═════ Supplied information ═════
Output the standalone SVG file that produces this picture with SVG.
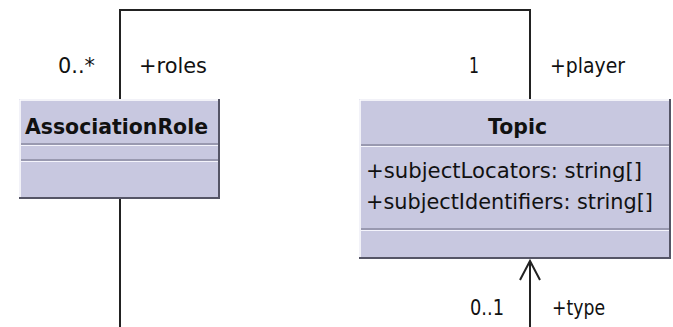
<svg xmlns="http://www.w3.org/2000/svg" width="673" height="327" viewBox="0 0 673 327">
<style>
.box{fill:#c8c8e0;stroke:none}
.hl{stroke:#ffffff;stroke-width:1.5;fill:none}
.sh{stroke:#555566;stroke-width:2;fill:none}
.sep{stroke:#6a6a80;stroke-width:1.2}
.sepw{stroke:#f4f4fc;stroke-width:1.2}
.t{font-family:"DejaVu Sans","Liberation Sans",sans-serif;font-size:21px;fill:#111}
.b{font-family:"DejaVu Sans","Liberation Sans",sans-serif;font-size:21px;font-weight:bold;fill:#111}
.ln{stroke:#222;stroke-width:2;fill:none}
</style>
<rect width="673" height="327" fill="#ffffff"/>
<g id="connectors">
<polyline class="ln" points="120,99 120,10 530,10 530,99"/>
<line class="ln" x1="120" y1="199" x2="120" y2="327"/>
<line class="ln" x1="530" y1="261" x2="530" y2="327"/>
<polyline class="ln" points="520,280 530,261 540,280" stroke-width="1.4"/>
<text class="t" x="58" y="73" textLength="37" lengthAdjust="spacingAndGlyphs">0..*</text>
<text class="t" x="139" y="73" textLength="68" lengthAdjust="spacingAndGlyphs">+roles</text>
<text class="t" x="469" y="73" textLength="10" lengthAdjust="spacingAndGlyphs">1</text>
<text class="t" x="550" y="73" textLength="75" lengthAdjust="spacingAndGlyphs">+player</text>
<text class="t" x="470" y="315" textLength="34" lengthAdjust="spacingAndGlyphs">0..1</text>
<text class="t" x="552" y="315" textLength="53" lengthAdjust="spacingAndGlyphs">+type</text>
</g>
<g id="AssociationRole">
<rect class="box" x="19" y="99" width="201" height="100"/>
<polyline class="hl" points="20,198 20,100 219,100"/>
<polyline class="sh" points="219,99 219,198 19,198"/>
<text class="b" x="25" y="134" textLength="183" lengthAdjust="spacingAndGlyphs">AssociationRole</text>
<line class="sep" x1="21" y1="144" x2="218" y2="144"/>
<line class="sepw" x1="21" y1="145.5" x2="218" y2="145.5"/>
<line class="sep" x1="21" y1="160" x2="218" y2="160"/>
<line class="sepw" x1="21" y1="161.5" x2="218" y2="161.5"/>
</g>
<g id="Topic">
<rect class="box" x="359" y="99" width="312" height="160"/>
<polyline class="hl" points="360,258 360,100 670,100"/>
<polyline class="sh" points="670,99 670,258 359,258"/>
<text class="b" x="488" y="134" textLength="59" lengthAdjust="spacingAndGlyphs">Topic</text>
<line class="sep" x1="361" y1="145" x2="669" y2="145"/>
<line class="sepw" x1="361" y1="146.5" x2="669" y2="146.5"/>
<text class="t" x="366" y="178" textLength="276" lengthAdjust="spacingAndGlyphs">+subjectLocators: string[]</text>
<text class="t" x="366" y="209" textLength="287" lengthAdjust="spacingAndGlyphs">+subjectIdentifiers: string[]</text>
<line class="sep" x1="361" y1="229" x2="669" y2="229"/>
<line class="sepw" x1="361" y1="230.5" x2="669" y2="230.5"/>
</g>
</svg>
═════
═════ Supplied information ═════
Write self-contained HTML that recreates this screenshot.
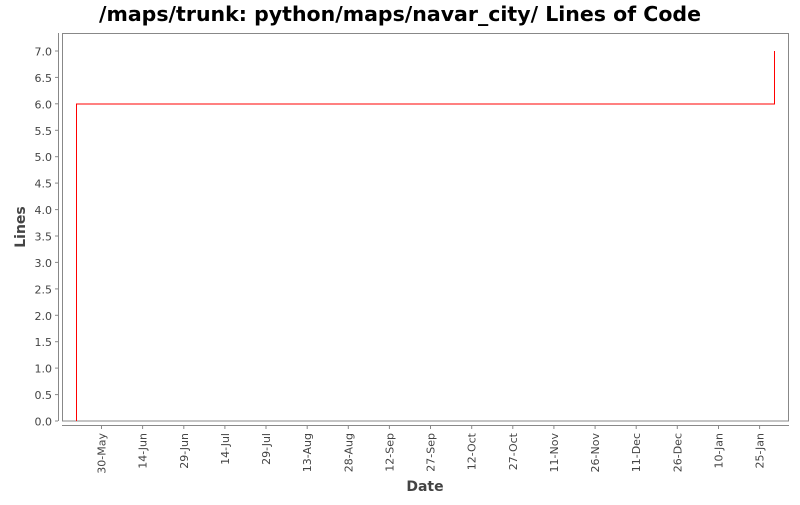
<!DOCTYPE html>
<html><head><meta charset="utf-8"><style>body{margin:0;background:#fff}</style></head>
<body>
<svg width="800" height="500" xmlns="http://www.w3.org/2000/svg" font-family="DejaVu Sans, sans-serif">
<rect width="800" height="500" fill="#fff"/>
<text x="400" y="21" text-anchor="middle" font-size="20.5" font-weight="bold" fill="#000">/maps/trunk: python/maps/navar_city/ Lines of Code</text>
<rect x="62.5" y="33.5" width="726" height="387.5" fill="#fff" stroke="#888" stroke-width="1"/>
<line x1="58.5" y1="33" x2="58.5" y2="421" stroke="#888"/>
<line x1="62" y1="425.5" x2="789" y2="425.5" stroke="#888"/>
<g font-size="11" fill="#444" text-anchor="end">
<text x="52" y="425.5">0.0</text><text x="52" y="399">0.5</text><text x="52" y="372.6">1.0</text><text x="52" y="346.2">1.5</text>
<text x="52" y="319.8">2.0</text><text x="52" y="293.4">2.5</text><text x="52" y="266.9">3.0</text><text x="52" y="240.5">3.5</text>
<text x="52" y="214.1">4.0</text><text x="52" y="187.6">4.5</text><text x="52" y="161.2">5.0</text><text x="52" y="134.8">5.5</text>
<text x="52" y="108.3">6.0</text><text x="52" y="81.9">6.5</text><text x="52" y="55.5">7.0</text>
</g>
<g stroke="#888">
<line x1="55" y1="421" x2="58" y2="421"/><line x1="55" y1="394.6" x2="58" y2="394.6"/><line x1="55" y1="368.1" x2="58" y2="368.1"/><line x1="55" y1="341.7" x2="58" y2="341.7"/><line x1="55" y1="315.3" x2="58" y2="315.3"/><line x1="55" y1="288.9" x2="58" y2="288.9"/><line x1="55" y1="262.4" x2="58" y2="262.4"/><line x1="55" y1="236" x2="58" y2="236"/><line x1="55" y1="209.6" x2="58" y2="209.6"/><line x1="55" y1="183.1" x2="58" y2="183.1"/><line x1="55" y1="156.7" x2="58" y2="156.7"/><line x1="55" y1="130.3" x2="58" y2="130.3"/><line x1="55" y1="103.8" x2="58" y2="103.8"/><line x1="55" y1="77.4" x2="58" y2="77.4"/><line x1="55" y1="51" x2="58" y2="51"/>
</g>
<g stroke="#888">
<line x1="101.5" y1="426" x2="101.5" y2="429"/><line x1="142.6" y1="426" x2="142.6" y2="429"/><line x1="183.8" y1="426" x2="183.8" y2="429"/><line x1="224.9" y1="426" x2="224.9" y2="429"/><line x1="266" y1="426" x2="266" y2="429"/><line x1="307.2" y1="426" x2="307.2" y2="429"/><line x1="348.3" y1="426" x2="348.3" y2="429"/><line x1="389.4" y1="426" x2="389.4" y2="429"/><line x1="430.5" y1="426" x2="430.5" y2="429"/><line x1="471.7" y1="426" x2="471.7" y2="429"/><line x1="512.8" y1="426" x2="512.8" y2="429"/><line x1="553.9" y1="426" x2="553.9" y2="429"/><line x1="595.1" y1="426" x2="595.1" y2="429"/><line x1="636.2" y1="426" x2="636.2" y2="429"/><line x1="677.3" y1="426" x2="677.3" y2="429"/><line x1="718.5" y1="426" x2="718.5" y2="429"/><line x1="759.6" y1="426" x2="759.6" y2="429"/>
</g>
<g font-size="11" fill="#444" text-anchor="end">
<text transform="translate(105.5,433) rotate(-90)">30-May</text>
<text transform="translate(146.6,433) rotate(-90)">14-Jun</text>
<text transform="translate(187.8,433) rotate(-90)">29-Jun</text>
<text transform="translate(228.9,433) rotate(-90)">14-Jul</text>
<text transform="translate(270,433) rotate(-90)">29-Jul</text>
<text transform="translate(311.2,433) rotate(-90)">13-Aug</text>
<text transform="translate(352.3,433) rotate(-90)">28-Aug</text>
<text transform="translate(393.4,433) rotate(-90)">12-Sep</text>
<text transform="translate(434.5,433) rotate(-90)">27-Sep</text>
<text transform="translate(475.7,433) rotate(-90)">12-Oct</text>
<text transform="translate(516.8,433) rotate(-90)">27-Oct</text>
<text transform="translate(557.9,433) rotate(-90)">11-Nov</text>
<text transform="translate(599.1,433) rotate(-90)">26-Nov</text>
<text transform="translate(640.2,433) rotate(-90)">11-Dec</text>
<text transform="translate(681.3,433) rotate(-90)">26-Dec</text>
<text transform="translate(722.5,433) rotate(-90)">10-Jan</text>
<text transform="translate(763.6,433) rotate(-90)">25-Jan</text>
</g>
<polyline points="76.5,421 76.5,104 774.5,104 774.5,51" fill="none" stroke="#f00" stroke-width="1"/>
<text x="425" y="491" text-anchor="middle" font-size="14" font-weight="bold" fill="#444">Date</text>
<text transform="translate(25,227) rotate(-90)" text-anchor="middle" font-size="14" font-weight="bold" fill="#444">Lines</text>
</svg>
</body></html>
═════
[Task goal]: From the listing above, return each line with the word "this".

[Final result]:
Output the standalone SVG file that produces this picture with SVG.
Write self-contained HTML that recreates this screenshot.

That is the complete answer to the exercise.